= Exercise prompt =
Copy the data that follows, character for character, minus the pictures.

= Supplied information =
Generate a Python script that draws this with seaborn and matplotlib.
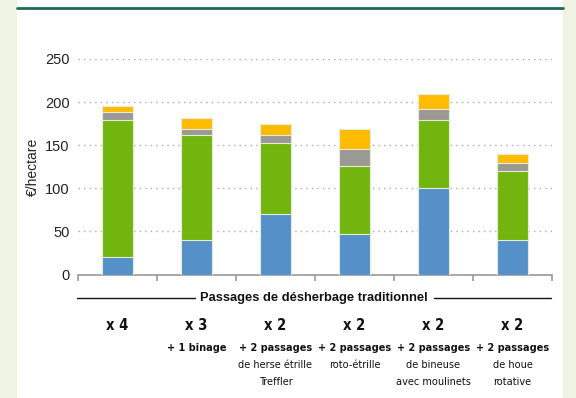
import numpy as np
import pandas as pd
import matplotlib
matplotlib.use("Agg")
import matplotlib.pyplot as plt
import matplotlib.transforms as mtransforms
from matplotlib import font_manager as fm
import seaborn as sns

# data (€/hectare)
groups = ["x 4", "x 3", "x 2", "x 2", "x 2", "x 2"]
details = [
    [],
    ["+ 1 binage"],
    ["+ 2 passages", "de herse étrille", "Treffler"],
    ["+ 2 passages", "roto-étrille"],
    ["+ 2 passages", "de bineuse", "avec moulinets"],
    ["+ 2 passages", "de houe", "rotative"],
]
blue = [20, 40, 70, 47, 100, 40]
green = [159, 122, 82, 79, 79, 80]
grey = [9, 7, 10, 20, 13, 9]
yellow = [7, 13, 13, 23, 17, 11]

layers = [blue, green, grey, yellow]
colors = ["#5590c9", "#72b50e", "#9b9994", "#ffbb00"]

sns.set_theme(style="white")
plt.rcParams["font.family"] = ["Liberation Sans", "DejaVu Sans"]


# look for a narrow / condensed face for the category labels
def find_narrow(bold):
    found = None
    for f in fm.fontManager.ttflist:
        is_narrow = ("Narrow" in f.name or "Condensed" in f.name
                     or f.stretch in ("condensed", "semi-condensed",
                                      "extra-condensed", "ultra-condensed")
                     or "Condensed" in f.fname or "Narrow" in f.fname)
        if not is_narrow:
            continue
        w = f.weight if isinstance(f.weight, int) else (700 if "bold" in str(f.weight) else 400)
        if (w >= 600) != bold or f.style != "normal":
            continue
        if found is None or "Liberation" in f.name:
            found = f.fname
    if found:
        return fm.FontProperties(fname=found)
    return fm.FontProperties(family="DejaVu Sans",
                             weight="bold" if bold else "normal")


nb = find_narrow(True)
nr = find_narrow(False)

fig = plt.figure(figsize=(5.76, 3.98), dpi=100)
fig.patch.set_facecolor("#eff3e2")
# white card
fig.add_artist(plt.Rectangle((17 / 576, 0), (563 - 17) / 576, 1,
                             transform=fig.transFigure, facecolor="white",
                             edgecolor="none", zorder=0))
fig.add_artist(plt.Line2D([17 / 576, 563 / 576], [1 - 7.5 / 398] * 2,
                          transform=fig.transFigure, color="#1d6b52", lw=2))

ax = fig.add_axes([78 / 576, 1 - 274.5 / 398, (552 - 78) / 576, (274.5 - 59) / 398])
ax.set_facecolor("white")

cats = [f"c{i}" for i in range(len(groups))]
cum = np.cumsum(np.array(layers), axis=0)
# draw cumulative totals from the top down so each layer shows as a segment
for vals, col in zip(cum[::-1], colors[::-1]):
    df = pd.DataFrame({"cat": cats, "val": vals})
    sns.barplot(data=df, x="cat", y="val", color=col, width=0.39,
                edgecolor="#e6ecd8", linewidth=0.8, saturation=1, ax=ax,
                zorder=3)

ax.set_xlim(-0.5, 5.5)
ax.set_ylim(0, 250)
ax.set_yticks([0, 50, 100, 150, 200, 250])
ax.yaxis.grid(True, linestyle=(0, (1, 3)), color="#aaaaaa", lw=1)
ax.set_axisbelow(True)
for s in ["top", "right", "left"]:
    ax.spines[s].set_visible(False)
ax.spines["bottom"].set_color("#999999")
ax.spines["bottom"].set_linewidth(1.2)
ax.set_xticks(np.arange(-0.5, 6, 1))
ax.set_xticklabels([])
ax.tick_params(axis="x", bottom=True, direction="out", length=4,
               color="#999999", width=1.2)
ax.tick_params(axis="y", length=0, labelsize=10.5, colors="#222222", pad=6)
ax.set_xlabel("")
ax.set_ylabel("€/hectare", fontsize=10, color="#222222", labelpad=4)

# category labels under the axis
trans = mtransforms.blended_transform_factory(ax.transData, fig.transFigure)
for i, (g, det) in enumerate(zip(groups, details)):
    ax.text(i, 1 - 326 / 398, g, transform=trans, ha="center", va="center",
            fontproperties=nb, fontsize=10.5, color="#111111")
    for j, line in enumerate(det):
        ax.text(i, 1 - (348 + 17 * j) / 398, line, transform=trans,
                ha="center", va="center", fontproperties=nb if j == 0 else nr,
                fontsize=7.8, color="#111111")

fig.text(314 / 576, 1 - 298 / 398, "Passages de désherbage traditionnel",
         ha="center", va="center", fontsize=9.3, fontweight="bold",
         color="#111111")
fig.add_artist(plt.Line2D([77 / 576, 195 / 576], [1 - 298 / 398] * 2,
                          transform=fig.transFigure, color="#111111", lw=1))
fig.add_artist(plt.Line2D([434 / 576, 551 / 576], [1 - 298 / 398] * 2,
                          transform=fig.transFigure, color="#111111", lw=1))

fig.savefig("out.png", dpi=100, facecolor=fig.get_facecolor())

= Reply to the exercise =
Generate a Python script that draws this with seaborn and matplotlib.
import numpy as np
import pandas as pd
import matplotlib
matplotlib.use("Agg")
import matplotlib.pyplot as plt
import matplotlib.transforms as mtransforms
from matplotlib import font_manager as fm
import seaborn as sns

# data (€/hectare)
groups = ["x 4", "x 3", "x 2", "x 2", "x 2", "x 2"]
details = [
    [],
    ["+ 1 binage"],
    ["+ 2 passages", "de herse étrille", "Treffler"],
    ["+ 2 passages", "roto-étrille"],
    ["+ 2 passages", "de bineuse", "avec moulinets"],
    ["+ 2 passages", "de houe", "rotative"],
]
blue = [20, 40, 70, 47, 100, 40]
green = [159, 122, 82, 79, 79, 80]
grey = [9, 7, 10, 20, 13, 9]
yellow = [7, 13, 13, 23, 17, 11]

layers = [blue, green, grey, yellow]
colors = ["#5590c9", "#72b50e", "#9b9994", "#ffbb00"]

sns.set_theme(style="white")
plt.rcParams["font.family"] = ["Liberation Sans", "DejaVu Sans"]


# look for a narrow / condensed face for the category labels
def find_narrow(bold):
    found = None
    for f in fm.fontManager.ttflist:
        is_narrow = ("Narrow" in f.name or "Condensed" in f.name
                     or f.stretch in ("condensed", "semi-condensed",
                                      "extra-condensed", "ultra-condensed")
                     or "Condensed" in f.fname or "Narrow" in f.fname)
        if not is_narrow:
            continue
        w = f.weight if isinstance(f.weight, int) else (700 if "bold" in str(f.weight) else 400)
        if (w >= 600) != bold or f.style != "normal":
            continue
        if found is None or "Liberation" in f.name:
            found = f.fname
    if found:
        return fm.FontProperties(fname=found)
    return fm.FontProperties(family="DejaVu Sans",
                             weight="bold" if bold else "normal")


nb = find_narrow(True)
nr = find_narrow(False)

fig = plt.figure(figsize=(5.76, 3.98), dpi=100)
fig.patch.set_facecolor("#eff3e2")
# white card
fig.add_artist(plt.Rectangle((17 / 576, 0), (563 - 17) / 576, 1,
                             transform=fig.transFigure, facecolor="white",
                             edgecolor="none", zorder=0))
fig.add_artist(plt.Line2D([17 / 576, 563 / 576], [1 - 7.5 / 398] * 2,
                          transform=fig.transFigure, color="#1d6b52", lw=2))

ax = fig.add_axes([78 / 576, 1 - 274.5 / 398, (552 - 78) / 576, (274.5 - 59) / 398])
ax.set_facecolor("white")

cats = [f"c{i}" for i in range(len(groups))]
cum = np.cumsum(np.array(layers), axis=0)
# draw cumulative totals from the top down so each layer shows as a segment
for vals, col in zip(cum[::-1], colors[::-1]):
    df = pd.DataFrame({"cat": cats, "val": vals})
    sns.barplot(data=df, x="cat", y="val", color=col, width=0.39,
                edgecolor="#e6ecd8", linewidth=0.8, saturation=1, ax=ax,
                zorder=3)

ax.set_xlim(-0.5, 5.5)
ax.set_ylim(0, 250)
ax.set_yticks([0, 50, 100, 150, 200, 250])
ax.yaxis.grid(True, linestyle=(0, (1, 3)), color="#aaaaaa", lw=1)
ax.set_axisbelow(True)
for s in ["top", "right", "left"]:
    ax.spines[s].set_visible(False)
ax.spines["bottom"].set_color("#999999")
ax.spines["bottom"].set_linewidth(1.2)
ax.set_xticks(np.arange(-0.5, 6, 1))
ax.set_xticklabels([])
ax.tick_params(axis="x", bottom=True, direction="out", length=4,
               color="#999999", width=1.2)
ax.tick_params(axis="y", length=0, labelsize=10.5, colors="#222222", pad=6)
ax.set_xlabel("")
ax.set_ylabel("€/hectare", fontsize=10, color="#222222", labelpad=4)

# category labels under the axis
trans = mtransforms.blended_transform_factory(ax.transData, fig.transFigure)
for i, (g, det) in enumerate(zip(groups, details)):
    ax.text(i, 1 - 326 / 398, g, transform=trans, ha="center", va="center",
            fontproperties=nb, fontsize=10.5, color="#111111")
    for j, line in enumerate(det):
        ax.text(i, 1 - (348 + 17 * j) / 398, line, transform=trans,
                ha="center", va="center", fontproperties=nb if j == 0 else nr,
                fontsize=7.8, color="#111111")

fig.text(314 / 576, 1 - 298 / 398, "Passages de désherbage traditionnel",
         ha="center", va="center", fontsize=9.3, fontweight="bold",
         color="#111111")
fig.add_artist(plt.Line2D([77 / 576, 195 / 576], [1 - 298 / 398] * 2,
                          transform=fig.transFigure, color="#111111", lw=1))
fig.add_artist(plt.Line2D([434 / 576, 551 / 576], [1 - 298 / 398] * 2,
                          transform=fig.transFigure, color="#111111", lw=1))

fig.savefig("out.png", dpi=100, facecolor=fig.get_facecolor())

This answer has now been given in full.